I worry that as companies set their sights on education through free offerings, collection of data and expensive solutions that we are both not serving the interests of our students or appreciating the value teacher’s bring.

To close, I have to say that I believe that technology in learning is absolutely critical. I believe that students should be making/creating with technology through things like coding and design. It should be leveraged to connect learners with others in authentic learning experiences. I also think that technology can facilitate greater student agency. A blog or even better a domain of one’s own where they dictate what is there and what is shared is one such example. Ultimately, I think we are at a fork in the road, we either accept that technology can more effectively and efficiently teach students or we can leverage technologies to have students create knowledge, engage in real problems and challenge our own understandings of what is possible.
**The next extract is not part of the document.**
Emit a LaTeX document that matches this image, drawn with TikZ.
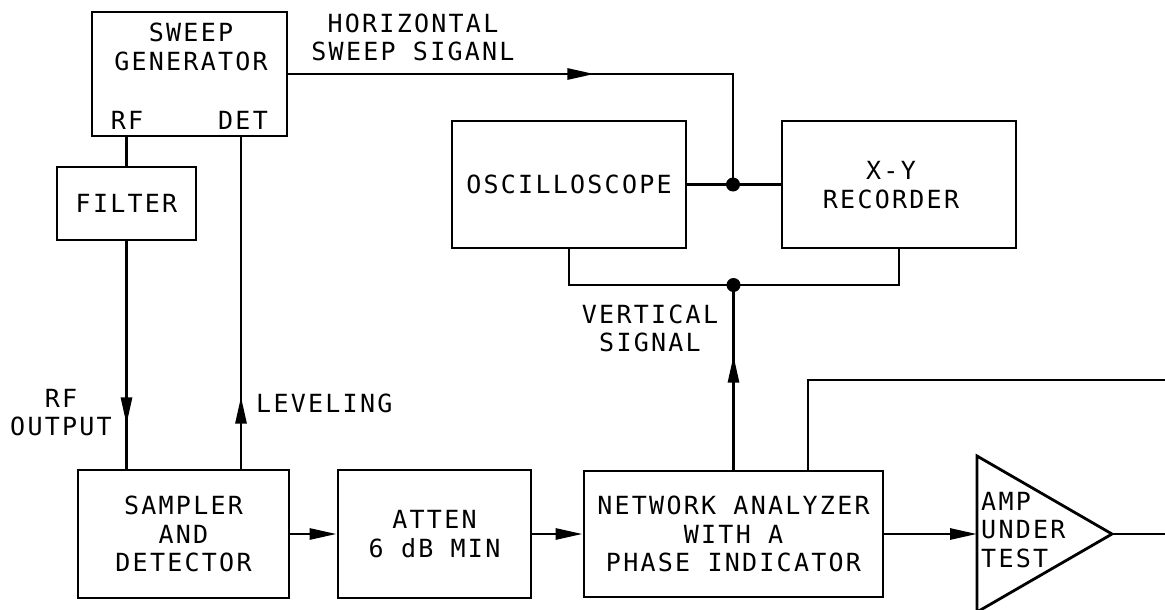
\documentclass[tikz,border=0pt]{standalone}
\usepackage{fontspec}
\setmainfont{DejaVu Sans Mono}[LetterSpace=9]
\usetikzlibrary{arrows.meta,decorations.markings,calc}
\begin{document}
\begin{tikzpicture}[x=1pt,y=-1pt,
  every node/.style={font=\fontsize{25}{28.5}\selectfont, inner sep=0pt},
  blk/.style={draw, line width=2.8pt, align=center, inner sep=0pt},
  lbl/.style={align=center, inner sep=0pt},
  wire/.style={line width=2.8pt},
  endtip/.style={-{Triangle[length=27pt,width=11pt]}},
  midtip/.style={postaction={decorate}, decoration={markings, mark=at position #1 with {\arrow[line width=2.8pt]{Triangle[length=27pt,width=11pt]}}}},
  junction/.style={circle, fill, inner sep=0pt, minimum size=14pt}]
\useasboundingbox (0,0) rectangle (1165,610);
% blocks
\node[blk, minimum width=195pt, minimum height=124pt] (sweep) at (189.5,74) {};
\node[lbl] (swt) at (191,47) {SWEEP\\GENERATOR};
\node[lbl] (rf) at (127,120) {RF};
\node[lbl] (det) at (243,120) {DET};
\node[blk, minimum width=139pt, minimum height=73pt] (filter) at (126.5,203.5) {FILTER};
\node[blk, minimum width=211pt, minimum height=128pt] (sampler) at (183.5,534) {SAMPLER\\AND\\DETECTOR};
\node[blk, minimum width=193pt, minimum height=128pt] (atten) at (434.5,534) {ATTEN\\6 dB MIN};
\node[blk, minimum width=299pt, minimum height=126pt] (na) at (733.5,534) {NETWORK ANALYZER\\WITH A\\PHASE INDICATOR};
\node[blk, minimum width=234pt, minimum height=127pt] (osc) at (569,184.5) {OSCILLOSCOPE};
\node[blk, minimum width=234pt, minimum height=127pt] (rec) at (899,184.5) {};
\node[lbl] (rect) at (891,185) {X-Y\\RECORDER};
% amplifier
\draw[line width=2.8pt, line join=miter] (977,456) -- (977,612) -- (1112,534) -- cycle;
\coordinate (ampin) at (977,534);
\coordinate (ampout) at (1112,534);
\node[align=left, anchor=west] (amptxt) at (981,530) {AMP\\UNDER\\TEST};
% labels
\node[lbl] (hlab) at (413,37.5) {HORIZONTAL\\SWEEP SIGANL};
\node[lbl] (vlab) at (650,328.5) {VERTICAL\\SIGNAL};
\node[lbl] (rflab) at (61,412.5) {RF\\OUTPUT};
\node[anchor=west] (lev) at (256,403) {LEVELING};
% junctions
\node[junction] (j1) at (733,184.5) {};
\node[junction] (j2) at (733.5,285) {};
% helper coordinates
\coordinate (detx) at (241,0);
\coordinate (fbx) at (808,0);
\coordinate (topr) at (1165,380);
\coordinate (outr) at (1165,534);
% connectors
\draw[wire, midtip=306pt] (sweep.east) -| (j1.center);
\draw[wire] (osc.east) -- (j1.center) -- (rec.west);
\draw[wire] (osc.south) |- (j2.center) -| (rec.south);
\draw[wire, midtip=114pt] (na.north) -- (j2.center);
\draw[wire] (na.north -| fbx) |- (topr);
\draw[wire] (sweep.south -| filter.north) -- (filter.north);
\draw[wire, midtip=183pt] (filter.south) -- (sampler.north -| filter.south);
\draw[wire, midtip=72pt] (sampler.north -| detx) -- (sweep.south -| detx);
\draw[wire, endtip] (sampler.east) -- (atten.west);
\draw[wire, endtip] (atten.east) -- (na.west);
\draw[wire, endtip] (na.east) -- (ampin);
\draw[wire] (ampout) -- (outr);
\end{tikzpicture}
\end{document}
One thought on “What is the End Game?

  1. Nice post. I agree the question really is what we do with the technology and like any learning tool, the tool should become almost invisible. We don’t look at a pencil and note what a powerful pencil it is with the latest adaptive technology. The technology must make possible things that were not previously possible or we need to question the cost (in terms of money and student data). I worry too about sitting kids in front of machines when they can do that anywhere. Schools should be collaborative places where kids’ ideas are bumping up against new ideas all the time. Let’s not stick them in cubicles!

    I certainly don’t have the answers but these question weigh on my mind, too.